Records

Writing without notes or books, it is difficult to recall the records of long distance riding which form the best tests of endurance, and so give one a standard of value for man, equipment and horse. Driven to rely on memory I note first that the historic records are vague, giving but scanty data. Everybody knows for example that Bucephalus (Ox-head) the Thessalian charger of Alexander the Great was a horse of notable endurance, but the question is—what could he do on continuous journeys? Charles XII. of Sweden rode in a hurry from Constantinople to Dantzic, but what was the time for that distance, and was it done by one horse or by reliefs? Dick King, a despatch rider, made good time on one horse from Port Elizabeth to Port Natal, but I do not remember his gait for the six hundred miles. Somebody who was not Dick Turpin, but possibly another rogue of the same name, made a single march from London to York on a mare called Black Bess, but that was a horse-killing feat, as much disqualified by decent men as the Inter-Army horse-killing rides which disgusted the horsemen of Europe not many years ago.

Records in civilization

In the nineties Lieutenant Peschkov, a Cossack officer, rode a Dun pony from Vladivostock to Petrograd. This at any decent gait is a world record for a road ride, on a route with hotels at every stage. But legend makes the gait thirty-eight miles a day for six thousand miles, and on that I have my doubts. Working across country I found that my best horse did one thousand three hundred and seventy miles at twenty-one miles a day; and the next best one thousand and forty at the same pace; but on the whole trip, made with four successive mounts, the three thousand six hundred miles took two hundred days. This works out at the very poor average of eighteen miles a day But for delays in buying horses the average would have been twenty-one miles, and I doubt if any horse outside of fairy tales can do much more on a six thousand mile journey.

Apart from the vagueness and doubtfulness of the stories, the standard which they set up for comparison seems to be very low as compared with the annals of range horsemanship.
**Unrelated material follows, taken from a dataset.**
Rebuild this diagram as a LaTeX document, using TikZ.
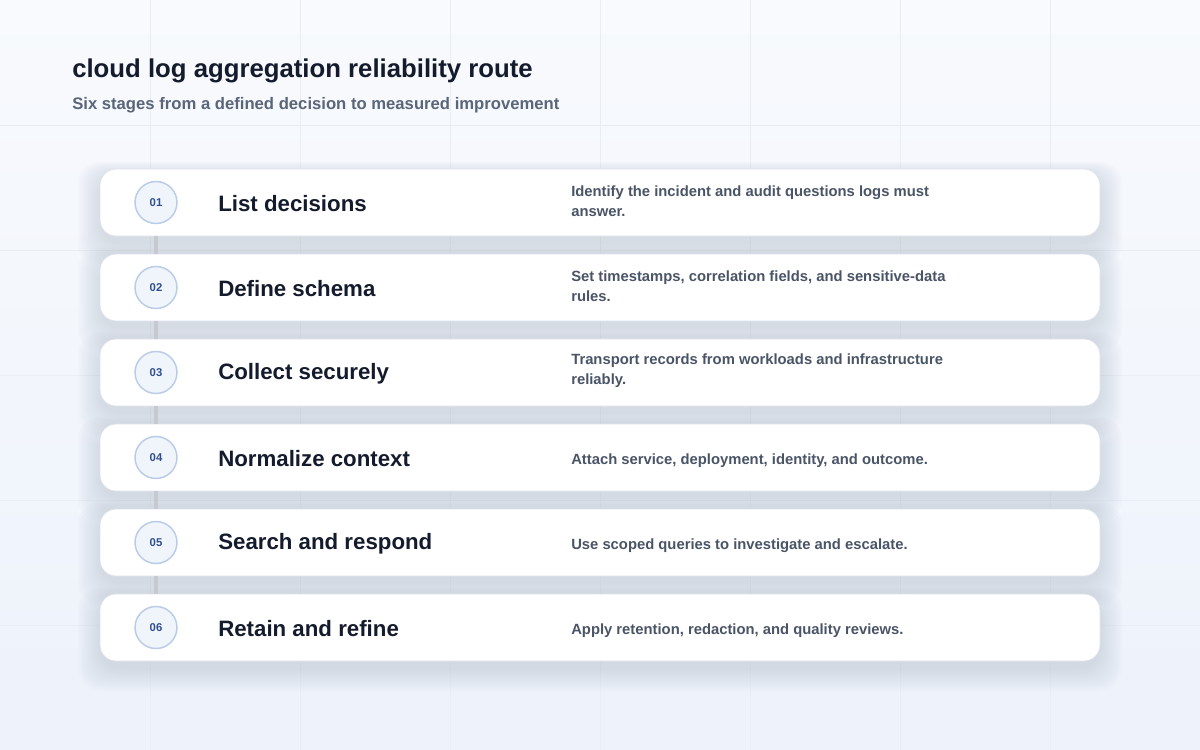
\documentclass[tikz,border=0pt]{standalone}
\usepackage{fontspec}
\setmainfont{Liberation Sans}
\definecolor{bgA}{HTML}{F8FAFD}
\definecolor{bgB}{HTML}{EDF2FB}
\definecolor{gridc}{HTML}{E9EDF4}
\definecolor{ink}{HTML}{141B2D}
\definecolor{subc}{HTML}{5A6579}
\definecolor{descc}{HTML}{4A5467}
\definecolor{numc}{HTML}{2F4F91}
\definecolor{circf}{HTML}{F0F4FB}
\definecolor{circd}{HTML}{BACCE8}
\definecolor{linkc}{HTML}{C6C9D0}
\definecolor{cardd}{HTML}{DCE1EB}
\definecolor{shadc}{HTML}{7D88A8}
\begin{document}
\begin{tikzpicture}[x=0.75pt,y=-0.75pt,
  card/.style={draw=cardd,line width=0.6pt,fill=white,rounded corners=12pt,minimum width=750pt,minimum height=50.25pt},
  stepnum/.style={circle,draw=circd,line width=1.1pt,fill=circf,minimum size=31.5pt,inner sep=0pt,
    font=\fontsize{8.5}{10}\selectfont\bfseries,text=numc},
  steptitle/.style={anchor=west,inner sep=0pt,font=\fontsize{16.7}{20}\selectfont\bfseries,text=ink},
  stepdesc/.style={anchor=west,inner sep=0pt,align=left,font=\fontsize{11.1}{15}\selectfont\bfseries,text=descc},
  link/.style={draw=linkc,line width=3pt}]
\useasboundingbox (0,0) rectangle (1200,750);
\shade[top color=bgA,bottom color=bgB] (0,0) rectangle (1200,750);
\foreach \gx in {150,300,...,1050} \draw[gridc,line width=0.5pt] (\gx,0) -- (\gx,750);
\foreach \gy in {125,250,...,625} \draw[gridc,line width=0.5pt] (0,\gy) -- (1200,\gy);
% soft shadows of the cards
\foreach \yy in {202.5,287.5,372.5,457.5,542.5,627.5}
  \foreach \s in {0,2,...,22}
    \fill[shadc,opacity=0.018,rounded corners=16pt] ({100-\s},{\yy-27.5-\s*0.6}) rectangle ({1100+\s},{\yy+41.5+\s});
% headings
\node[anchor=base west,inner sep=0pt,font=\fontsize{19.3}{23}\selectfont\bfseries,text=ink] (title) at (72,77) {cloud log aggregation reliability route};
\node[anchor=base west,inner sep=0pt,font=\fontsize{12.5}{14}\selectfont\bfseries,text=subc] (subtitle) at (72,109) {Six stages from a defined decision to measured improvement};
% cards
\foreach \i/\yy in {1/202.5,2/287.5,3/372.5,4/457.5,5/542.5,6/627.5}
  \node[card] (k\i) at (600,\yy) {};
% circles
\foreach \i/\yy in {1/202.5,2/287.5,3/372.5,4/457.5,5/542.5,6/627.5}
  \node[stepnum] (c\i) at (156,\yy) {0\i};
% connectors
\foreach \a/\b in {1/2,2/3,3/4,4/5,5/6}
  \draw[link] (k\a.south -| c\a) -- (k\b.north -| c\b);
% titles
\node[steptitle] (t1) at (218,203.5) {List decisions};
\node[steptitle] (t2) at (218,288.5) {Define schema};
\node[steptitle] (t3) at (218,373.5) {Collect securely};
\node[steptitle] (t4) at (218,458.5) {Normalize context};
\node[steptitle] (t5) at (218,543.5) {Search and respond};
\node[steptitle] (t6) at (218,628.5) {Retain and refine};
% descriptions
\node[stepdesc] (d1) at (571,201) {Identify the incident and audit questions logs must\\answer.};
\node[stepdesc] (d2) at (571,286) {Set timestamps, correlation fields, and sensitive-data\\rules.};
\node[stepdesc] (d3) at (571,371) {Transport records from workloads and infrastructure\\reliably.};
\node[stepdesc] (d4) at (571,461) {Attach service, deployment, identity, and outcome.};
\node[stepdesc] (d5) at (571,546) {Use scoped queries to investigate and escalate.};
\node[stepdesc] (d6) at (571,631) {Apply retention, redaction, and quality reviews.};
\end{tikzpicture}
\end{document}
The following records were made for the most part with half or three-quarter bred range raised horses, and all with weight-distributing saddles.

One day rides

ONE DAY RIDES. A friend of mine, an Australian stockman, with a weight-distributing saddle, and leading a pack animal, crossed the state of Victoria from the Murray to Melbourne, one hundred and forty-three miles by the route taken, covered in twenty-six hours.

A constable of the Royal North-West Mounted Police of Canada with a forty-two pound stock-saddle on a buckskin gelding, rode from Regina to Wood Mountain Post, one hundred and thirty-two miles by sunlight, and the horse bucked him off at the finish.

On enquiry I found that the trail between Forts Macleod and Calgary, Alberta, one hundred and eight miles, had been ridden in a day by most of the Mounted Police and cowboys who happened to go that way.